Vanderbilt researchers found after a five-year, $6 million study that children in Tennessee’s VPK program benefitted early on by being more ready for kindergarten. But by the time they reached third-grade, they didn’t hold on to those gains and pulled about even with students who didn’t have VPK.

“No preschool program is not an inoculation against what happens in the future,” Huls says. “Children may go on to elementary experiences that may not benefit them in the same way.

“When you just look at the impact of preschool, from studies like the Perry Preschool Project or the Abecedarian Project, (which both study the impact of early education over decades of a person’s life) there are other effects (besides academic) as well.

“We know children who enter kindergarten do better on readiness,” Huls says. “That’s not to say that’s the only factor, but it is correlational.”

In Escambia County for the 2013-2014 school year, 66 percent of children were ready for kindergarten, a ranking that puts the county in the bottom 25 percent among 67 counties statewide.

Huls said that when the Florida Comprehensive Assessment Test was being used in third grade to gauge a student’s proficiency in math and reading, children who were in VPK were scoring slightly higher than children who were not.

“It was not a big number, but it was a statistically significant result,” she said.

Now FCAT has been discontinued in favor of the Florida Standards Assessment, a testing product that is entering only its second year of use. In early January education officials set the bar for what counts as passing the FSA by grade level — in education-speak, the “cut scores.”

Changing, too, is the way that kindergarten readiness will be measured in Florida.

Officials have said it will be 2017 before there is enough data to issue new readiness rates. The data we do have shows about 1 of every 3 Escambia children is not ready for school.


The academic aspects of readiness have been measured, roughly, in three areas:

Alphabet knowledge, which is the knowledge of letters and letter sounds, phonological awareness, compound words. Huls says one example is if a child can blend syllables. The highest level of that skill is called onset rhyme — the ability to break “cat” into the sounds “c-” “-at” and know that you can do the same with words like “bat,” “sat,” and “hat.”

Oral language vocabulary, which is a child’s understanding of categories of words and how they are related.

For example, does the child know the words “cow,” “horse” and “pig” all refer to animals and that you can find them on a farm. Measuring this skills goes directly to the “achievement gap” highlighted by the Thirty Million Words Initiative and Dr. Dana Suskind.

The figure comes from a study that found poor children hear on average 30 million fewer words than their peers from more well-to-do families. The same study also highlighted that poor children were more likely to hear negative words than positive words.

“That’s why having a wide language base is important, so that they can link the things that they are reading to knowledge they already have,” Huls says. “It is to catch kids who can sound out a word but don’t have language context to hang it on.”

Mathematics, number sense, rote counting and one-one correspondence. Huls said across the state, Florida has done a strong job with literacy base “but one of the things we found in math is, statewide, kids score lowest on that compared to language skills.
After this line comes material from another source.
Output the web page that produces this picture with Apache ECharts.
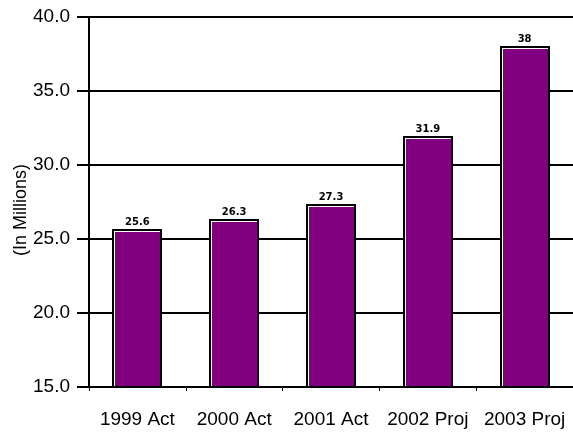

“We’re creating some professional development for providers to help them with teaching math,” she says. “Teachers can be more comfortable with reading a book, but may not be so comfortable with math.”

“One of the ongoing challenges in early childhood is what is quality and what is the best way,” Huls says. “If you look at the educational qualification of teachers, class size, the availability of transportation, there’s a huge amount of discussion about what best promotes the highest amount of quality.”

Huls of course notes that in the end we do need to be able to know if children are making progress in a program or if they aren’t. Florida hopes the new Teaching Strategies Gold evaluation system being rolled out through VPK providers this year will help set good, new benchmarks for readiness.

But sometimes, she notes, the answer isn’t always as clear as it seems it should be.

Take for example, Head Start, an early childhood education program that has been around nationally since 1965.

If you look at what Head Start offered early on, Huls says, it included not only education intervention for the young children, but also “family involvement and engagement to help support and surround these families and promote their success.”

When they got to elementary school, Huls says, the predominant focus is only on the academic interventions. The wrap-around services that Head Start provided weren’t there anymore.

Project Follow Through was supposed to battle the “fadeout” effect of Head Start, and be an extension of Head Start into the early elementary years. But the models of were not set up consistently, the results varied widely, and amid political and social debate about its effectiveness, funding was cut.

Education is one important facet of helping a child succeed; the support system around that child and her family is another, Huls says.

That’s what makes projects like the C.A. Weis Community School worth watching.

To see if Pensacola can discover its own answer to that puzzle.